Texas military families know what it’s like to be without their partners due to long deployments or other military requirements. Now, with the continual cycle of repeated deployments, military families are experiencing strains on their marriage and the divorce rate among military families is climbing. Although research previously suggested that deployed soldiers tend to have stronger marriages, recent figures place the current military divorce rate at 3.7 percent.

These numbers overshadow the current civilian divorce rate of 3.5 percent. Sadly, the divorce rate among military families is the highest it has been since 1999. With multiple deployments, some soldiers are able to balance their military duties and married life. However, many cannot. While the military is attempting to reduce the length of deployments, marriages can still become an unavoidable casualty during war time.

The Army is aware of the statistics and the stress deployments can impose on a marriage. However, when the nation is embroiled in war, the military is unable to promise a solider will not be deployed.

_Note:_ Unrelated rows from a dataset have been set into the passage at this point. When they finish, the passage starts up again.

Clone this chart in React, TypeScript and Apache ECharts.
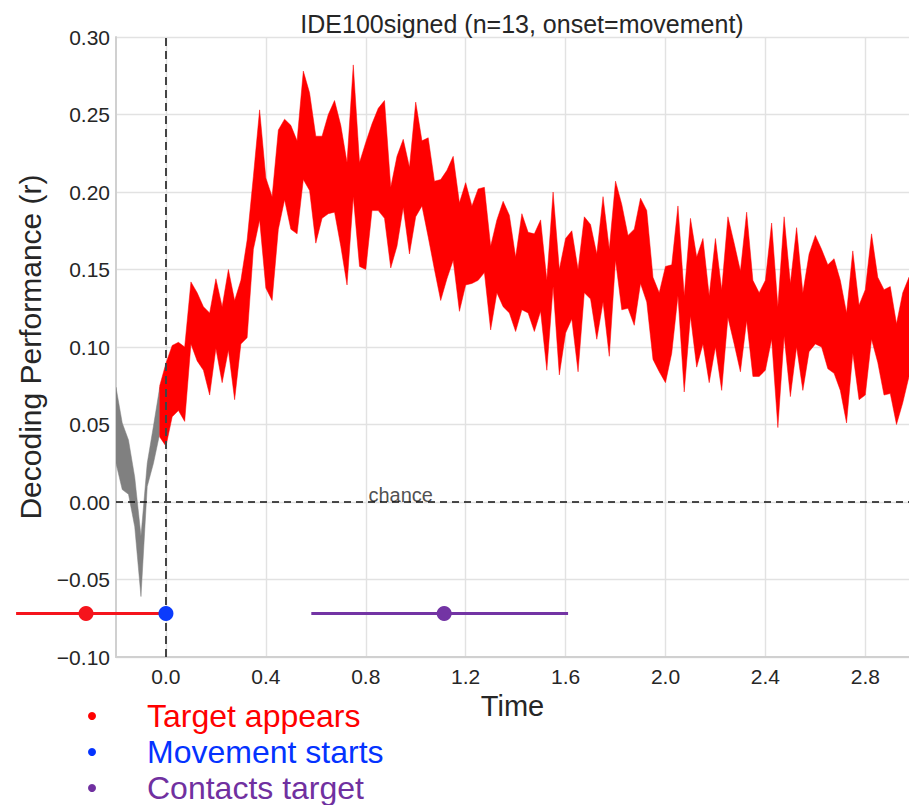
import React, { useEffect, useRef } from "react";
import * as echarts from "echarts";

// Sampling grid of the decoding time course (seconds relative to movement onset)
const SAMPLE_STEP = 0.025;
const GREY_START = -0.2;
const RED_START = -0.025;

// Confidence band before the effect becomes significant
const greyUpper = [0.074, 0.051, 0.04, 0.016, -0.022, 0.025, 0.049, 0.074];
const greyLower = [0.025, 0.008, 0.005, -0.016, -0.061, 0.01, 0.025, 0.044];

// Confidence band while decoding is significant
const redUpper = [
  0.075, 0.0895, 0.101, 0.103, 0.1, 0.142, 0.135, 0.126, 0.122, 0.144,
  0.126, 0.15, 0.13, 0.143, 0.169, 0.21, 0.253, 0.209, 0.197, 0.24,
  0.247, 0.243, 0.233, 0.278, 0.264, 0.236, 0.236, 0.25, 0.259, 0.243,
  0.219, 0.282, 0.219, 0.232, 0.244, 0.254, 0.259, 0.203, 0.223, 0.234,
  0.216, 0.258, 0.233, 0.235, 0.207, 0.208, 0.214, 0.223, 0.193, 0.206,
  0.191, 0.202, 0.203, 0.165, 0.182, 0.194, 0.185, 0.158, 0.186, 0.174,
  0.173, 0.182, 0.143, 0.2, 0.15, 0.17, 0.175, 0.15, 0.184, 0.179,
  0.16, 0.197, 0.163, 0.207, 0.192, 0.172, 0.176, 0.196, 0.188, 0.145,
  0.135, 0.152, 0.153, 0.191, 0.133, 0.183, 0.158, 0.17, 0.133, 0.17,
  0.137, 0.184, 0.167, 0.149, 0.187, 0.143, 0.135, 0.143, 0.18, 0.126,
  0.184, 0.141, 0.177, 0.135, 0.16, 0.172, 0.163, 0.153, 0.157, 0.143,
  0.122, 0.162, 0.127, 0.137, 0.173, 0.145, 0.137, 0.139, 0.115, 0.135,
  0.145,
];
const redLower = [
  0.042, 0.036, 0.055, 0.059, 0.052, 0.102, 0.091, 0.085, 0.069, 0.099,
  0.077, 0.098, 0.066, 0.102, 0.106, 0.163, 0.182, 0.138, 0.13, 0.176,
  0.195, 0.176, 0.173, 0.208, 0.201, 0.167, 0.183, 0.186, 0.187, 0.165,
  0.14, 0.197, 0.152, 0.15, 0.188, 0.188, 0.183, 0.151, 0.165, 0.19,
  0.16, 0.184, 0.191, 0.171, 0.15, 0.13, 0.144, 0.156, 0.123, 0.14,
  0.141, 0.143, 0.148, 0.111, 0.135, 0.126, 0.122, 0.11, 0.124, 0.122,
  0.11, 0.123, 0.085, 0.139, 0.082, 0.109, 0.118, 0.084, 0.135, 0.131,
  0.105, 0.129, 0.094, 0.156, 0.124, 0.125, 0.114, 0.141, 0.129, 0.092,
  0.084, 0.077, 0.096, 0.133, 0.071, 0.12, 0.087, 0.102, 0.077, 0.1,
  0.072, 0.119, 0.102, 0.084, 0.117, 0.081, 0.081, 0.085, 0.105, 0.048,
  0.107, 0.068, 0.1, 0.072, 0.097, 0.102, 0.1, 0.086, 0.083, 0.072,
  0.051, 0.096, 0.066, 0.069, 0.105, 0.09, 0.069, 0.07, 0.05, 0.064,
  0.081,
];

// Behavioural events (mean time and spread) shown as a timeline below the curve
const eventLevel = -0.072;
const targetRange = [-0.6, 0.0];
const targetMean = -0.32;
const movementMean = 0.0;
const contactRange = [0.582, 1.61];
const contactMean = 1.114;

const xTicks = [0, 0.4, 0.8, 1.2, 1.6, 2.0, 2.4, 2.8];
const legendItems = [
  { label: "Target appears", color: "#ff0000" },
  { label: "Movement starts", color: "#0433ff" },
  { label: "Contacts target", color: "#7030a0" },
];

const RED = "#ff0000";
const GREY = "#808080";
const TARGET_COLOR = "#f5141c";
const MOVE_COLOR = "#0b3bfc";
const CONTACT_COLOR = "#7334a4";
const FONT = "'Liberation Sans', Arial, Helvetica, sans-serif";

const timesFor = (start: number, n: number) =>
  Array.from({ length: n }, (_, i) => Math.round((start + i * SAMPLE_STEP) * 1000) / 1000);

function bandSeries(times: number[], upper: number[], lower: number[], color: string, z: number) {
  return {
    type: "custom",
    z,
    silent: true,
    clip: true,
    data: times.map((t, i) => [t, upper[i], lower[i]]),
    encode: { x: 0, y: [1, 2] },
    renderItem: (params: any, api: any) => {
      if (params.dataIndex !== 0) return null;
      const pts: number[][] = [];
      for (let i = 0; i < times.length; i++) pts.push(api.coord([times[i], upper[i]]));
      for (let i = times.length - 1; i >= 0; i--) pts.push(api.coord([times[i], lower[i]]));
      return {
        type: "polygon",
        shape: { points: pts },
        style: { fill: color, stroke: color, lineWidth: 0.5 },
      };
    },
  };
}

// Horizontal spread of an event time, allowed to extend past the plot edge
function rangeSeries(range: number[], color: string) {
  return {
    type: "custom",
    z: 8,
    silent: true,
    clip: false,
    data: [[range[0], eventLevel, range[1]]],
    encode: { x: [0, 2], y: 1 },
    renderItem: (_params: any, api: any) => {
      const a = api.coord([api.value(0), api.value(1)]);
      const b = api.coord([api.value(2), api.value(1)]);
      return {
        type: "line",
        shape: { x1: a[0], y1: a[1], x2: b[0], y2: b[1] },
        style: { stroke: color, lineWidth: 3 },
      };
    },
  };
}

export default function App() {
  const ref = useRef<HTMLDivElement>(null);

  useEffect(() => {
    if (!ref.current) return;
    const chart = echarts.init(ref.current, null, { renderer: "svg" });

    const greyTimes = timesFor(GREY_START, greyUpper.length);
    const redTimes = timesFor(RED_START, redUpper.length);

    const legendGraphics: any[] = [];
    legendItems.forEach((item, i) => {
      const cy = 716 + i * 36;
      legendGraphics.push({
        type: "circle",
        shape: { cx: 92, cy, r: 4 },
        style: { fill: item.color },
      });
      legendGraphics.push({
        type: "text",
        x: 147,
        y: cy,
        style: {
          text: item.label,
          fill: item.color,
          font: `32px ${FONT}`,
          textVerticalAlign: "middle",
        },
      });
    });

    chart.setOption({
      animation: false,
      backgroundColor: "#ffffff",
      title: {
        text: "IDE100signed (n=13, onset=movement)",
        left: 517,
        top: 6,
        textAlign: "center",
        textStyle: { fontFamily: FONT, fontSize: 25, fontWeight: "normal", color: "#262626" },
      },
      grid: { left: 116, top: 37, width: 793, height: 620 },
      xAxis: {
        type: "value",
        min: GREY_START,
        max: 2.975,
        name: "Time",
        nameLocation: "middle",
        nameGap: 33,
        nameTextStyle: { fontFamily: FONT, fontSize: 29, color: "#262626", verticalAlign: "top" },
        axisLine: { show: true, onZero: false, lineStyle: { color: "#d0d0d0", width: 2 } },
        axisTick: { show: false, customValues: xTicks },
        axisLabel: {
          customValues: xTicks,
          formatter: (v: number) => v.toFixed(1),
          fontFamily: FONT,
          fontSize: 21,
          color: "#262626",
          margin: 9,
        },
        splitLine: { show: true, lineStyle: { color: "#e2e2e2", width: 1.4 } },
      },
      yAxis: {
        type: "value",
        min: -0.1,
        max: 0.3,
        interval: 0.05,
        name: "Decoding Performance (r)",
        nameLocation: "middle",
        nameGap: 68,
        nameTextStyle: { fontFamily: FONT, fontSize: 30, color: "#262626" },
        axisLine: { show: true, onZero: false, lineStyle: { color: "#d0d0d0", width: 2 } },
        axisTick: { show: false },
        axisLabel: {
          formatter: (v: number) => v.toFixed(2).replace("-", "\u2212"),
          fontFamily: FONT,
          fontSize: 21,
          color: "#262626",
          margin: 6,
        },
        splitLine: { show: true, lineStyle: { color: "#e2e2e2", width: 1.4 } },
      },
      graphic: legendGraphics,
      series: [
        bandSeries(greyTimes, greyUpper, greyLower, GREY, 2),
        bandSeries(redTimes, redUpper, redLower, RED, 2),
        {
          type: "scatter",
          z: 4,
          silent: true,
          symbolSize: 0,
          data: [[0.94, 0]],
          label: {
            show: true,
            position: "top",
            distance: -3,
            formatter: "chance",
            fontFamily: FONT,
            fontSize: 20,
            color: "#222222",
          },
          markLine: {
            silent: true,
            symbol: ["none", "none"],
            label: { show: false },
            data: [
              { xAxis: 0, lineStyle: { color: "#444444", width: 2, type: [8, 5] } },
              { yAxis: 0, lineStyle: { color: "#111111", width: 1.5, type: [7, 5] } },
            ],
          },
        },
        rangeSeries(targetRange, TARGET_COLOR),
        rangeSeries(contactRange, CONTACT_COLOR),
        {
          type: "scatter",
          z: 9,
          silent: true,
          clip: false,
          symbolSize: 15,
          itemStyle: { opacity: 1 },
          data: [
            { value: [targetMean, eventLevel], itemStyle: { color: TARGET_COLOR, opacity: 1 } },
            { value: [movementMean, eventLevel], itemStyle: { color: MOVE_COLOR, opacity: 1 } },
            { value: [contactMean, eventLevel], itemStyle: { color: CONTACT_COLOR, opacity: 1 } },
          ],
        },
      ],
    });

    return () => chart.dispose();
  }, []);

  return (
    <div
      ref={ref}
      style={{ position: "absolute", left: 0, top: 0, width: 909, height: 805 }}
    />
  );
}
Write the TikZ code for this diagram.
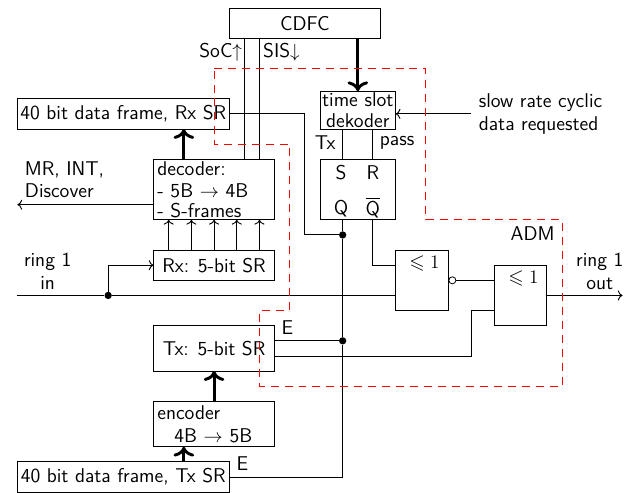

In addition to deployments, the military is unable to prevent soldiers from seeing the worst of war. Soldiers may suffer head injuries and many are at risk of suffering from post-traumatic stress syndrome.

Some Texas soldiers return home after multiple and lengthy deployments and find that their marriage has changed. They may realize that they have grown apart from their partner or simply want different things. Although no one anticipates that their marriage will end in divorce, it may be the best option for some couples.